A part-time Employee’s ordinary hours of work to be worked each week shall be agreed between the Employer and the part-time Employee in writing on commencement of employment. The regular number of ordinary hours once fixed may be varied in writing by mutual agreement between the Employer and the Employee concerned. All time worked by a part-time Employee in excess of their regular number of ordinary hours will be overtime and paid in accordance with clause 13.2.”
• The following sentence shall be included at the end of clause 13.2 of the Agreement:
“For the avoidance of doubt, this means all Employees who work in excess of 8 hours per day or in excess of 40 hours per week will be paid overtime. In computing overtime, each day’s work will stand alone.”
• The words “prior to 6pm” in clause 13.6 of the Agreement will be removed.
• For the purpose of clause 22.1 of the Agreement, “20 days” shall be read as “4 weeks” of annual leave.
• The words contained in 22.2 will be replaced with:
“A shift worker shall receive an additional week of annual leave.”
• For the purpose of clause 22.8, the following words shall be removed: “but annual leave loading shall not be payable”.
• Clause 29.1 of the Agreement shall be replaced with the following:
“29.1 If an Employee who is at least 18 years old:
(a) does not provide the period of notice required under clause 28.1, then the Employer may deduct from wages due to the Employee under this Agreement an amount that is no more than one week’s wages for the Employee; and
(b) owes the Employer money because the Employer provided a loan to the Employee which has not been repaid, and the Employee provided written authorisation for the deduction of any unpaid loan amounts from their final pay at the time of entering into the loan, then on termination the Employer may deduct any agreed amounts owing on that loan from wages due to the Employee under this Agreement.”

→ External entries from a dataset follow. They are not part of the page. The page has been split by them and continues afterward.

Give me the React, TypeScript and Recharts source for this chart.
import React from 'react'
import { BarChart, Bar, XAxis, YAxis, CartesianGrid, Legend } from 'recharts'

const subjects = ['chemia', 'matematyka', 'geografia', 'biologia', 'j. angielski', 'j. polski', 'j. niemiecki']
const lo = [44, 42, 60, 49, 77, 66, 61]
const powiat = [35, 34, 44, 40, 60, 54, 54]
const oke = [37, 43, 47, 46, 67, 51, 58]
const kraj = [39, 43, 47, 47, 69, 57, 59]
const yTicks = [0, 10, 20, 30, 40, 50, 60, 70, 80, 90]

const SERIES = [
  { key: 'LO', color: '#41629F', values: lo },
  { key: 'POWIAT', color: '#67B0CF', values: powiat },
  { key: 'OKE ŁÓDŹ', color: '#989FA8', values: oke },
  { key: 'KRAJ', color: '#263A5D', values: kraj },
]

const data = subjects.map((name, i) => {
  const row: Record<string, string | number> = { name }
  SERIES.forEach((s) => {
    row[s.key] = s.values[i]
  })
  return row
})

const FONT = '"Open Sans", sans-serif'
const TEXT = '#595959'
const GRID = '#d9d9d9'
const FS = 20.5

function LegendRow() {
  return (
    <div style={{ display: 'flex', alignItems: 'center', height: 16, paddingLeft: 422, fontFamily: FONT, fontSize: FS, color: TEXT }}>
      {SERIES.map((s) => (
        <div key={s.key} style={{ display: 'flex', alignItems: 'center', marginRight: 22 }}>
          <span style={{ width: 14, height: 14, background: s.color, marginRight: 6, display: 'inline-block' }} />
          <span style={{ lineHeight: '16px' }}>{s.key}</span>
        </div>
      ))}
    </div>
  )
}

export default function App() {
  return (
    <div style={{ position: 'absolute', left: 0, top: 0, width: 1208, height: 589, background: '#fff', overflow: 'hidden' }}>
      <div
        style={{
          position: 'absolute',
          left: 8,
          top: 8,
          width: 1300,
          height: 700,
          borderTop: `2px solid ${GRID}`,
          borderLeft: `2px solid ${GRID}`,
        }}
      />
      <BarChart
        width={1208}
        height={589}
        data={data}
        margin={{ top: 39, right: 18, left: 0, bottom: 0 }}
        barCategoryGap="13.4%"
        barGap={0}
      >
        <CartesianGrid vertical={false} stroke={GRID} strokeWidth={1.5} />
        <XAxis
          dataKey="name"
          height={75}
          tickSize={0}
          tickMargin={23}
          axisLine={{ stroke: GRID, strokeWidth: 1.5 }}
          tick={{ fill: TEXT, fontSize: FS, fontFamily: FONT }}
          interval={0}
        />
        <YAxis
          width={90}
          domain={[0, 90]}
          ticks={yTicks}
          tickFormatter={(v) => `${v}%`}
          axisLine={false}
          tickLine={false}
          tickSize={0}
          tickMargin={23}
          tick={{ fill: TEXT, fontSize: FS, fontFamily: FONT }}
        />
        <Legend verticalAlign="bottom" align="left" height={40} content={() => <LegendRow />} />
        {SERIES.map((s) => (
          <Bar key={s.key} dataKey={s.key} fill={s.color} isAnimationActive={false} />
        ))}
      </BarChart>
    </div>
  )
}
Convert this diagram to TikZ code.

• For the purpose of clause 30.2, where an employee’s employment is terminated due to abandonment of employment, the employee will be afforded the notice of termination in accordance with the NES.
• In order to ensure that employees covered by the Agreement are better off overall, the Employer undertakes that:
(a) Where an employee covered by the Agreement works one or more shifts on a Sunday or a public holiday commencing between 6:00pm and midnight in a week, or less than 5 consecutive shifts, the Employer will undertake a reconciliation at the end of that week to determine if the employee’s remuneration received under the Agreement was greater than what the employee would have received under the Asphalt Industry Award 2010 (the Award).
(b) In the event that a reconciliation establishes that an employee has been paid an amount in a week under the Agreement which is equal or less than what they would have received under the Award, the employee will be reimbursed for the difference, plus an additional 1% of the difference.
(c) Where a shortfall has been established, the employee will be paid in the period immediately following the reconciliation.
[5] A copy of the undertaking has been provided to the bargaining representatives and I have sought their views in accordance with s.190(4) of the Act. The bargaining representatives did not express any view on the undertaking.
[6] The undertaking appears to meet the requirements of s.190(3) of the Act and I have accepted it. As a result, the undertakings are taken to be a term of the Agreement.
[7] I am satisfied that each of the requirements of ss.186, 187, 188 and 190 of the Act as are relevant to this application for approval have been met.
[8] The Agreement is approved and, in accordance with s.54 of the Act, will operate from 7 days from the date of approval of the Agreement. The nominal expiry date is 26 February 2021.